Não TAP os ouvidos: aviões parados não fazem barulho

Não sei porque é que o Governo insiste em privatizar a TAP. Não se consegue privatizar uma empresa que não pertence ao Estado. Para a poder privatizar, há que nacionalizá-la primeiro. Só depois de expropriar o Sindicato dos Pilotos de Aviação Civil é que se pode tentar arranjar donos novos.

Há quem julgue que os pilotos estão em greve porque, há quase 20 anos, João Cravinho lhes garantiu 20% numa futura privatização. Não faz sentido. Espero que os pilotos não estejam em luta para trocar os actuais 100% que detêm por 20% que possam vir a ter. Revelaria um péssimo domínio da matemática por parte de quem se espera que efectue cálculos complexos para acertar em cheio com um caixote de ferro alado de 500 toneladas no meio de 1km de asfalto.

A TAP é-nos é muito querida. A sua proximidade aos portugueses é comovente. Mas não é a proximidade entre compatriotas. É a proximidade muito pouco habitual entre proprietários e os clientes. Em que outra companhia aérea é que os voos começam com o comandante a dizer: “This is the owner speaking”?

Diz-se que a TAP perdeu prestígio. É falso. Aconteceu justamente o contrário, a greve granjeou prestígio. Que pássaro possui mais prestígio no céu: um pombo ou uma águia? Pombos há aos pontapés, já a águia é muito mais exclusiva. Neste momento, da minha janela, avisto 27 pombos e zero águias (se visse alguma, já não ia ver nenhum pombo). Ora, exclusividade é prestígio. Os aviões da TAP são as águias da aviação, na medida em que são difíceis de observar. Mais um bocadinho e transformam-se nos dodós da aviação, na medida em que estarão extintos. Mais prestígio é difícil.

(Nota para depois: fazer o remake da Ilha da Fantasia, a série dos anos 80 em que todos os episódios começavam com um o pequeno Tatoo num campanário a tocar um sino e a gritar: “The plane! The plane!” Com aviões da TAP, a série sai baratíssima porque o avião nunca chega com as personagens. Não se gasta dinheiro em actores e guionistas, cada episódio tem só um senhor de fato branco e um anão a conversarem.)
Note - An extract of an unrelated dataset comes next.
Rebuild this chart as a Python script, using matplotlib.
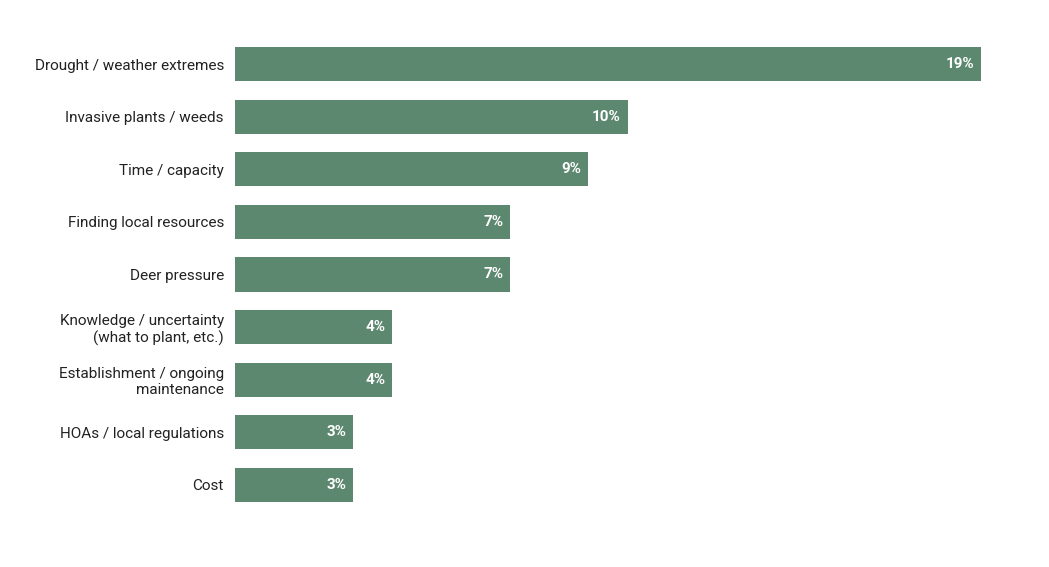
import matplotlib
matplotlib.use("Agg")
import matplotlib.pyplot as plt

categories = ["Drought / weather extremes", "Invasive plants / weeds", "Time / capacity",
              "Finding local resources", "Deer pressure",
              "Knowledge / uncertainty\n(what to plant, etc.)",
              "Establishment / ongoing\nmaintenance", "HOAs / local regulations", "Cost"]
values = [19, 10, 9, 7, 7, 4, 4, 3, 3]

plt.rcParams['font.family'] = ['Roboto', 'DejaVu Sans']
fig = plt.figure(figsize=(10.49, 5.67), dpi=100)
ax = fig.add_axes([235/1049, 1-511.3/567, 785/1049, (511.3-37.7)/567])
ys = list(range(len(categories)))
ax.barh(ys, values, height=0.65, color="#5d8870")
for y, v in zip(ys, values):
    ax.text(v - 0.17, y, f"{v}%", ha="right", va="center", color="white",
            fontsize=11, fontweight="bold")
ax.set_xlim(0, 20)
ax.set_ylim(len(categories) - 0.5, -0.5)
ax.set_yticks(ys)
ax.set_yticklabels(categories, fontsize=11, color="#222222")
ax.tick_params(axis="y", length=0, pad=8)
ax.set_xticks([])
for s in ax.spines.values():
    s.set_visible(False)
fig.savefig("out.png", dpi=100, facecolor="white")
Tudo isso concorre para a valorização da TAP, que está a liderar o lucrativo segmento comercial das férias de aventura. Se quer ir com a família para um resort com pulseirinha, quarto marcado e refeições à hora certa, a TAP não é para si. Mas se gosta de partir à descoberta, se quer ser surpreendido e nunca saber o que o espera, escolha a TAP. Ou terá férias de sonho, ou sonhos com férias.

A TAP é também a única companhia aérea que tem um cartão de fidelidade em que se podem acumular metros. Aquelas voltas irritadas entre o check in, o guichet das informações e a porta de embarque podem ser acumuladas e trocadas por mais voltas irritadas entre o check in o guichet das informações e a porta de embarque.

Não se pode dizer que a TAP não tenha avisado. Em 2011, lançou uma música cantada pela Mariza, Paulo Flores e Roberta Sá. Chamava-se De braços abertos. Sabe-se agora que era a avisar os passageiros que, se querem viajar na TAP, mais vale abrirem os braços e voar.